◆ **SUPPLIED INFORMATION**
+---+

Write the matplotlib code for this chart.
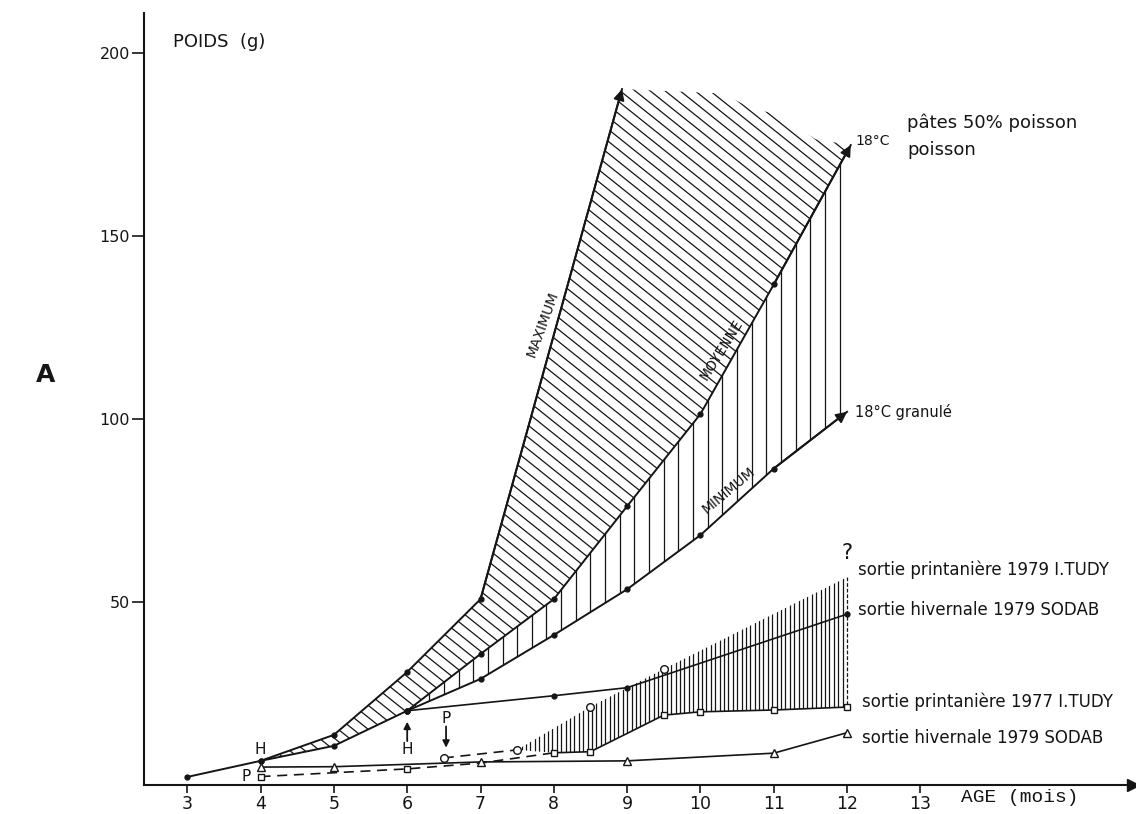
import numpy as np
import matplotlib.pyplot as plt
from matplotlib.patches import Polygon
from matplotlib.collections import LineCollection

plt.rcParams['font.family'] = ['DejaVu Sans']

INK = '#151515'

# courbes 18°C (poids en g selon l'age en mois)
max_x = [3, 4, 5, 6, 7, 8.93]
max_y = [2.2, 6.6, 13.7, 30.9, 50.8, 190.2]
moy_x = [4, 5, 6, 7, 8, 9, 10, 11, 12.05]
moy_y = [6.6, 10.7, 20.3, 35.8, 50.8, 76.2, 101.4, 136.8, 174.9]
min_x = [6, 7, 8, 9, 10, 11, 12.0]
min_y = [20.3, 29.0, 41.0, 53.5, 68.3, 86.5, 102.0]
# bord haut de la zone hachuree (fin des traits)
haut_x = [8.93, 10.3, 10.72, 11.0, 11.57, 12.05]
haut_y = [190.2, 189.0, 184.7, 183.6, 176.5, 174.9]

# sorties en mer
hiv79_x = [6, 8, 9, 12]
hiv79_y = [20.3, 24.4, 26.6, 46.7]
prin79_x = [6.5, 7.5, 8.5, 9.5, 12]
prin79_y = [7.4, 9.6, 21.4, 31.7, 56.8]
prin77_x = [4, 6, 7, 8, 8.5, 9.5, 10, 11, 12]
prin77_y = [2.3, 4.4, 6.0, 8.8, 9.1, 19.1, 20.0, 20.5, 21.3]
hiv79b_x = [4, 5, 7, 9, 11, 12]
hiv79b_y = [4.9, 5.0, 6.3, 6.6, 8.7, 14.3]

x_ticks = [3, 4, 5, 6, 7, 8, 9, 10, 11, 12, 13]
y_ticks = [50, 100, 150, 200]

fig = plt.figure(figsize=(11.36, 8.14), dpi=100)
ax = fig.add_axes([144 / 1136, 1 - 785 / 814, (1133 - 144) / 1136, (785 - 13) / 814])
ax.set_xlim(2.41, 15.9)
ax.set_ylim(0, 211)

for s in ['top', 'right']:
    ax.spines[s].set_visible(False)
for s in ['left', 'bottom']:
    ax.spines[s].set_linewidth(1.5)
    ax.spines[s].set_color(INK)
ax.plot(1, 0, '>', color=INK, ms=8, transform=ax.get_yaxis_transform(), clip_on=False)
ax.plot(0, 1, '^', color=INK, ms=8, transform=ax.get_xaxis_transform(), clip_on=False)

ax.set_xticks(x_ticks)
ax.set_yticks(y_ticks)
ax.tick_params(axis='x', direction='out', length=6, width=1.2, labelsize=12.5, pad=1, colors=INK)
ax.tick_params(axis='y', direction='out', length=9, width=1.2, labelsize=11.5, pad=1, colors=INK)

# echelle en pixels pour les hachures
p0 = ax.transData.transform((0, 0))
p1 = ax.transData.transform((1, 1))
sx, sy = p1[0] - p0[0], p1[1] - p0[1]


def hachures(poly, segs, lw=0.9):
    patch = Polygon(poly, closed=True, fc='none', ec='none')
    ax.add_patch(patch)
    lc = LineCollection(segs, colors=INK, linewidths=lw)
    ax.add_collection(lc)
    lc.set_clip_path(patch)


# zone maximum / moyenne : traits obliques
poly1 = list(zip(max_x[1:], max_y[1:])) + list(zip(haut_x[1:], haut_y[1:])) \
    + list(zip(moy_x[::-1], moy_y[::-1]))
pente = -0.8 * sx / sy
pas = 12.0 / sy
segs = [[(2.5, c + pente * (2.5 - 8)), (13, c + pente * (13 - 8))]
        for c in np.arange(-150, 320, pas)]
hachures(poly1, segs)

# zone moyenne / minimum : traits verticaux
poly2 = list(zip(moy_x[2:], moy_y[2:])) + list(zip(min_x[::-1], min_y[::-1]))
segs = [[(x, 0), (x, 211)] for x in np.arange(11.9, 6.0, -0.2)]
hachures(poly2, segs)

# zone sorties printanieres : traits serres
poly3 = list(zip(prin79_x[1:], prin79_y[1:])) \
    + list(zip(prin77_x[:2:-1], prin77_y[:2:-1])) + [(prin79_x[1], prin79_y[1])]
segs = [[(x, 0), (x, 120)] for x in np.arange(7.5, 12.0, 0.06)]
hachures(poly3, segs, lw=0.9)
ax.plot([prin79_x[-1], prin77_x[-1]], [prin79_y[-1], prin77_y[-1]],
        color=INK, lw=0.9, ls=(0, (3, 1.5)))

# courbes principales avec fleches
for xs, ys in [(max_x, max_y), (moy_x, moy_y), (min_x, min_y)]:
    ax.plot(xs, ys, color=INK, lw=1.4)
    ax.plot(xs[:-1], ys[:-1], 'o', color=INK, ms=3.5)
    ax.annotate('', xy=(xs[-1], ys[-1]), xytext=(xs[-2], ys[-2]),
                arrowprops=dict(arrowstyle='-|>', color=INK, lw=1.4,
                                mutation_scale=16, shrinkA=0, shrinkB=0))

# sorties
ax.plot(hiv79_x, hiv79_y, '-o', color=INK, lw=1.2, ms=3.5)
ax.plot(prin79_x[:2], prin79_y[:2], color=INK, lw=1.2, ls=(0, (6, 4)))
ax.plot(prin79_x[:4], prin79_y[:4], 'o', color=INK, mfc='white', ms=5.5, mew=1.0)
ax.plot(prin77_x[:4], prin77_y[:4], color=INK, lw=1.2, ls=(0, (6, 4)))
ax.plot(prin77_x[3:], prin77_y[3:], color=INK, lw=1.2)
ax.plot(prin77_x, prin77_y, 's', color=INK, mfc='white', ms=4.5, mew=1.0,
        markevery=[0, 1, 3, 4, 5, 6, 7, 8])
ax.plot(hiv79b_x, hiv79b_y, '-^', color=INK, mfc='white', lw=1.2, ms=5.5, mew=1.0)

# textes
ax.text(2.81, 203, 'POIDS  (g)', fontsize=13, color=INK, va='center')
ax.text(13.56, -3.3, 'AGE (mois)', fontsize=14, family='Liberation Mono',
        color=INK, va='center', clip_on=False)
fig.text(0.04, 0.539, 'A', fontsize=18, fontweight='bold', color=INK,
         ha='center', va='center')

ax.text(7.85, 126, 'MAXIMUM', fontsize=10, rotation=70, ha='center', va='center', color=INK)
ax.text(10.28, 119, 'MOYENNE', fontsize=10, rotation=58, ha='center', va='center', color=INK)
ax.text(10.39, 80.5, 'MINIMUM', fontsize=10, rotation=40, ha='center', va='center', color=INK)

ax.text(12.11, 176, '18°C', fontsize=10, color=INK, va='center')
ax.text(12.82, 181, 'pâtes 50% poisson', fontsize=13, color=INK, va='center')
ax.text(12.82, 173.5, 'poisson', fontsize=13, color=INK, va='center')
ax.text(12.11, 102, '18°C granulé', fontsize=10.5, color=INK, va='center')

ax.text(12.0, 63.5, '?', fontsize=15, color=INK, ha='center', va='center')
ax.text(12.15, 58.7, 'sortie printanière 1979 I.TUDY', fontsize=12, color=INK, va='center')
ax.text(12.15, 47.8, 'sortie hivernale 1979 SODAB', fontsize=12, color=INK, va='center')
ax.text(12.21, 22.8, 'sortie printanière 1977 I.TUDY', fontsize=12, color=INK, va='center')
ax.text(12.21, 12.8, 'sortie hivernale 1979 SODAB', fontsize=12, color=INK, va='center')

# reperes H (hivernale) et P (printaniere)
ax.text(4.0, 9.8, 'H', fontsize=11, ha='center', va='center', color=INK)
ax.text(3.8, 2.3, 'P', fontsize=11, ha='center', va='center', color=INK)
ax.text(6.0, 9.6, 'H', fontsize=11, ha='center', va='center', color=INK)
ax.annotate('', xy=(6.0, 17.3), xytext=(6.0, 12.0),
            arrowprops=dict(arrowstyle='-|>', color=INK, lw=1.3, mutation_scale=10,
                            shrinkA=0, shrinkB=0))
ax.text(6.53, 18.2, 'P', fontsize=11, ha='center', va='center', color=INK)
ax.annotate('', xy=(6.53, 10.2), xytext=(6.53, 16.0),
            arrowprops=dict(arrowstyle='-|>', color=INK, lw=1.3, mutation_scale=10,
                            shrinkA=0, shrinkB=0))

fig.savefig('out.png', dpi=100, facecolor='white')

+---+

◆ **TASK PROMPT**
Restate, line by line and word for word, everything from the top of the material through the line that contains "INK = '#151515'". Leave pictures out.

◆ **REPLY**
Write the matplotlib code for this chart.
import numpy as np
import matplotlib.pyplot as plt
from matplotlib.patches import Polygon
from matplotlib.collections import LineCollection

plt.rcParams['font.family'] = ['DejaVu Sans']

INK = '#151515'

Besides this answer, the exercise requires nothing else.